A: Characteristic values can be stored directly on the classified object (the article or model article) or centrally on the characteristic master as allowed values. Storage methods include single-value and multi-value assignments, range/interval values for numeric characteristics, and value lists (fixed domain entries) to enforce controlled vocabularies. Values can be persisted as static entries on the article during creation, or determined dynamically at runtime via derivation rules or user exits when values depend on context. Large enumerations should use value tables or domains to avoid bloating classification records and to provide efficient value help. Mapping and conversion logic is needed when integrating external systems that use different value codes, and language-dependent texts must be managed for multilingual catalogs.
Q: What grouping logic should consultants use when building characteristic profiles for articles and assortments?
A: Group characteristic profiles by business function and process role, for example: core identification (brand, model), variant dimensions (size, color), commercial attributes (season, collection), and operational attributes (weight, dimensions). Assign priority and mandatory flags within profiles so article creation screens display the most important fields first and enforce required input. Create separate profiles for model articles (used to generate variants) and for single articles to avoid mixing variant-specific and descriptive attributes. Use profile inheritance or templates to reuse common groups across product categories while allowing category-specific extensions. Apply value restrictions and defaulting at the profile level to reduce entry errors and speed mass-creation activities.
Q: How do characteristic profiles support classification and streamline article creation in SAP Retail?
A: Characteristic profiles act as templates that predefine which characteristics and values are relevant for a given article type or assortment, enabling faster classification, consistent attribute capture, and automated defaulting. Profiles support model-article processes by identifying which characteristics are variant-creating and which are descriptive, controlling automatic generation of variant records and their initial attribute sets. Validation rules and mandatory settings in the profile prevent incomplete or invalid articles from being created. Profiles can also map characteristic values to material master fields, pricing keys, or downstream systems, reducing manual mapping and improving data quality for merchandising, search, and assortment planning.

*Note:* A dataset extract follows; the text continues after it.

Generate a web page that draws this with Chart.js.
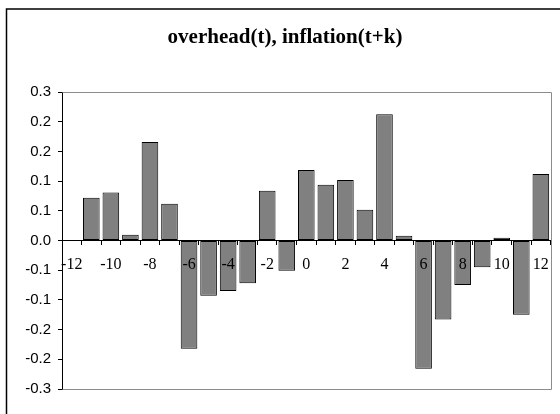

Q: What common pitfalls and configuration checks must consultants perform when implementing characteristics and profiles?
A: Validate that each characteristic is assigned to the correct class and that its multi-value, interval, and data type settings reflect business requirements. Limit the number of variant-creating characteristics and simulate variant combinations to avoid unmanageable variant explosion. Confirm value domains and lists are consistent across languages and integrated systems to prevent mismatches at downstream consumers like POS or e-commerce. Test variant generation logic, defaulting rules, and mandatory checks in article creation scenarios and mass-loads. Monitor performance on classification retrieval and search indexes when large numbers of classified articles exist, and document mapping rules for external interfaces to ensure stable value translation and synchronization.